Check each line of the data for "with" and select those that have it.

Stored data:
## start

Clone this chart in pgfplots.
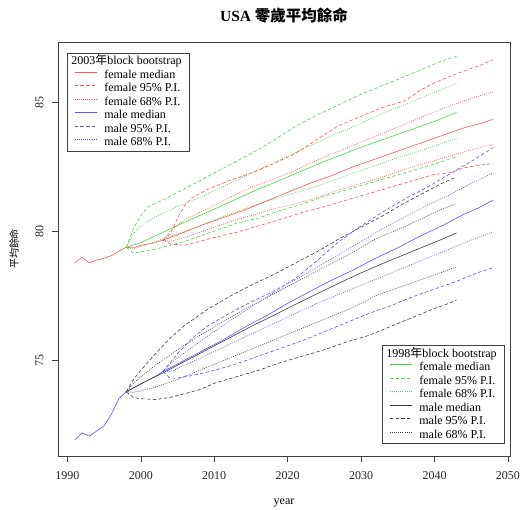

## end
## start

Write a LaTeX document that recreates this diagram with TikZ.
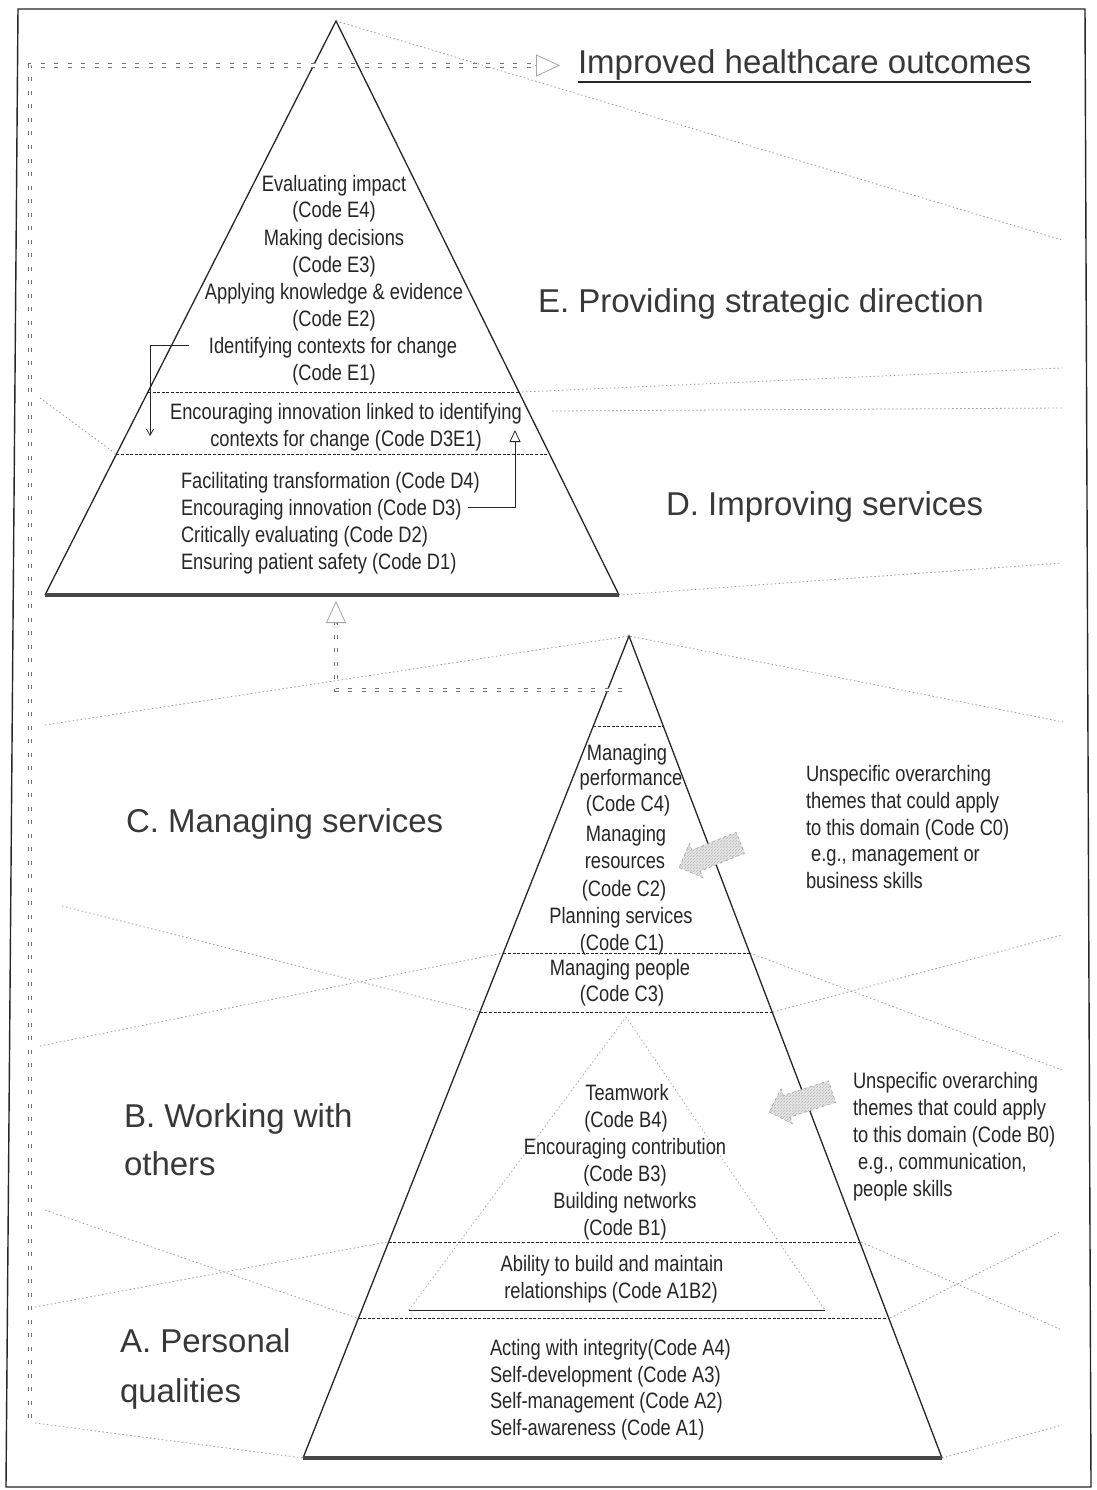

## end
## start

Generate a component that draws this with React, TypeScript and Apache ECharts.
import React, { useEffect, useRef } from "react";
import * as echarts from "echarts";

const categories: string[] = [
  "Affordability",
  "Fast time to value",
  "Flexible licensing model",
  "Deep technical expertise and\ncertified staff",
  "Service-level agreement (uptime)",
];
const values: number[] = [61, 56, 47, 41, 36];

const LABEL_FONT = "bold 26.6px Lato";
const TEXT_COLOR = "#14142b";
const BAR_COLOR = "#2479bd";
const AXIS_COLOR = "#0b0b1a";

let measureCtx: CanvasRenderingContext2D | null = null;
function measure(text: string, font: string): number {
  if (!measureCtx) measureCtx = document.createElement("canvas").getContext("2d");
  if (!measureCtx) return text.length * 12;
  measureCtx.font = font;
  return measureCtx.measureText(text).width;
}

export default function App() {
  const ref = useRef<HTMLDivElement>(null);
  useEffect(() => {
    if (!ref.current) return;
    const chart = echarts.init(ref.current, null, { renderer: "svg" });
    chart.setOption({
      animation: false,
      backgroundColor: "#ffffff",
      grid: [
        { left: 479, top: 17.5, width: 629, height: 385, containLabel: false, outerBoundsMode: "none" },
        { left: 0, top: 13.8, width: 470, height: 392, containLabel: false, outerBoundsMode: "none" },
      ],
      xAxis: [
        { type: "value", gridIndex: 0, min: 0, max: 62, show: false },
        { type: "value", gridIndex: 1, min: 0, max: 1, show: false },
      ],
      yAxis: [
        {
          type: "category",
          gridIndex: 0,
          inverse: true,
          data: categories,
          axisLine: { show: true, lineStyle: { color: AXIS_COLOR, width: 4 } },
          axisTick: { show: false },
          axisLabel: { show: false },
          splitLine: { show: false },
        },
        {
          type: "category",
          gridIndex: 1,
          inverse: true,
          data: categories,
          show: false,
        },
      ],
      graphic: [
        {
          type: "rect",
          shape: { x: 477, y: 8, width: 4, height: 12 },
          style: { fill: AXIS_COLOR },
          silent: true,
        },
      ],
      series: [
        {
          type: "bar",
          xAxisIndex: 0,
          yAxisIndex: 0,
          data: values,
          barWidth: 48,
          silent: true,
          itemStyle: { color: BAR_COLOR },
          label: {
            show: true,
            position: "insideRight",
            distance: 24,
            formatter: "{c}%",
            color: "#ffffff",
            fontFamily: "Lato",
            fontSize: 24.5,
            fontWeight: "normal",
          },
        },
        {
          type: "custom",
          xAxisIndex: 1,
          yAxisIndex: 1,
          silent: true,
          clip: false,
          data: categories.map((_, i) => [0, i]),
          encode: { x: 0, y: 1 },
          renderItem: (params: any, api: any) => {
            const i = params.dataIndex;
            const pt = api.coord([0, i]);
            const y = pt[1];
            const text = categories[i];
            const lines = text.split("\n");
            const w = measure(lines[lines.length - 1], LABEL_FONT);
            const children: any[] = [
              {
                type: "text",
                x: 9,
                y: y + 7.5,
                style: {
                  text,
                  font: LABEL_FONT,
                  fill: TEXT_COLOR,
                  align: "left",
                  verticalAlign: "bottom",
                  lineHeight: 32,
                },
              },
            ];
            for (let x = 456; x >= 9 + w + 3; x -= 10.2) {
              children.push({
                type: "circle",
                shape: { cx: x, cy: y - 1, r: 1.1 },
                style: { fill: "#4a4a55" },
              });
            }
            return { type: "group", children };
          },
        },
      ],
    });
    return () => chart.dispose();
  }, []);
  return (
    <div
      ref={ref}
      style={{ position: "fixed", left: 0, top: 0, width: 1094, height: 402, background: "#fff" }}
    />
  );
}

## end

Finished exercise:
Write a LaTeX document that recreates this diagram with TikZ.
Generate a component that draws this with React, TypeScript and Apache ECharts.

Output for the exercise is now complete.